If I come to be confident in p for purely probabilistic reasons (e.g. p is the proposition that a particular lottery ticket will lose, and I know the low probability that that ticket will win) then the issue of p’s probability is live. Since the probability of p conditional on p is 1, but the probability of p is not 1, I don’t believe that p. More generally, when the probability of p is a salient issue to me, I only believe p if I assign p probability 1.

However, when p’s probability is not a live issue, I can believe that p is true even though I (tacitly) know that its probability is less than 1. That’s how I can know where my car is, even though there is some non-zero probability that it has been stolen/turned into a statue of Pegasus by weird quantum effects. Similarly I can know that the addicted gambler when end up impoverished, though if pushed I would also confess to knowing there is some (vanishingly small) chance of his winning it big.

Interesting suggestions! A couple of thoughts:

(1.) A probability’s being a “live issue” sounds like it will vary over time for the same subject and content. At one moment the probability of my son’s being at school is live, at another it’s not. I assume, then, that you’ll accept that I move between not believing it and believing it? How will this work for a purely dispositional belief? Is there some dispositional sense in which we can assess whether the probability of my son’s being at school is live for me, even when all relevant thoughts are far from my mind?

(2.) What about cases (if there are any) where you believe not-Q but also believe P and P->Q? The paradox of the preface might be an iterated version of this. But consider just a case where you haven’t thought things through. Maybe you believe p(Q)=0, p(P)=1, and p(Q|P)=1. Irrational but not impossible? Do you have room for this?

Hi Eric

On (1), I certainly think that what’s a live issue varies for a subject over time. So I think that what we believe varies quite a bit depending on what we’re thinking about and, more importantly, what decisions we have to make.

I think the main issues that are live are decisions. So the main way that we can stop believing that p (without becoming less confident that p) is by confronting a decision between A and B, where you prefer one choice, but you’d prefer a different choice if p were given.

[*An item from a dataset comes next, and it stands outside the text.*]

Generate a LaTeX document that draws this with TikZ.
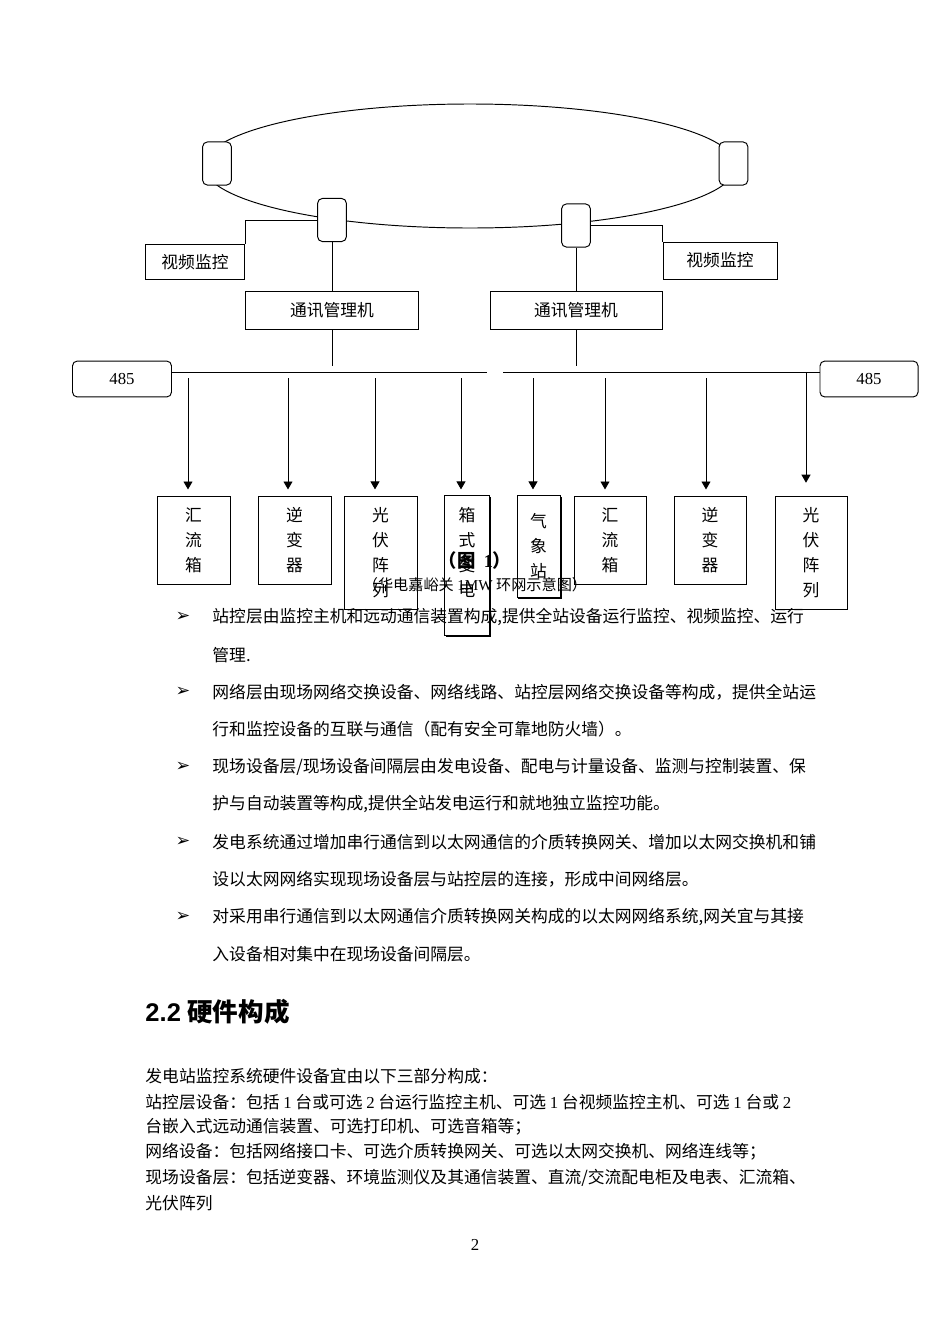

I’m fairly hesitant about this, but I suspect that the issue of what p’s probability is rarely becomes live (in the sense needed for the theory) unless we consciously think about it. I can imagine all sorts of decisions that might be affected by the fact of your son’s being at school or not. But it’s hard to think of a case where the probability of your son’s being at school is relevant to any real-world decision. Of course, you might think about that probability, just because you (a) like thinking about probability or (b) like creating stressful thoughts for yourself! But otherwise I’d say it isn’t a live issue. (Maybe when you’re trying to decide whether to buy life insurance the probability of your early death becomes live. But that’s a very special decision situation; I suspect it’s practically impossible to stay sane while constantly thinking about the probability of imminent death. Which is partly why airline travel can be so stressful sometimes.)

On the second question, I’d in the first instance want to sidestep it. I follow Ramsey, Savage and others in taking (conditional) preferences as primitives, and personal probabilities largely as constructs out of these. And a person might have all sorts of crazy preferences. Now while there has been a lot done on how to model agents whose preferences satisfy various nice constraints, there isn’t much that I know of on how to model agents that don’t satisfy these constraints. That’s what I’d need to see before knowing quite how to answer this question.

So the short version of the non-answer is that in the first instance I mostly care about the preferences, and I’m happy to allow that these can go all over the place. Just what to say about incoherent beliefs and probabilities themselves is a bit trickier, and I don’t have anything useful to say on that right now.

Thanks, Brian, that helps! I’ve a hunch that a lot of our actions would be a little different if we depended on things p=1-ishly rather than p=.97-ishly, even when we’re not thinking about p consciously. I have to admit, though, that I can’t think of a really compelling example right now. There are various ways in which we’re nonconsciously slightly cautious — for example in trusting people implicitly but not quite absolutely….

Hi Brian,

Mike Titelbaum has made me wonder whether even an assignment of probability 1 suffices for belief. Throwing an infinitely fine dart at random the [0, 1] interval, you give probability 1 that it will land on an irrational number. But do you BELIEVE that it will land on an irrational number? Perhaps not – the possibility of error is still too salient.

Your addicted gambler example is interesting, because it’s an intermediate case of salience (or lack thereof) of the relevant probabilities. After all, if I reflect for a moment on why I believe that he will be ruined, my reasons are explicitly probabilistic.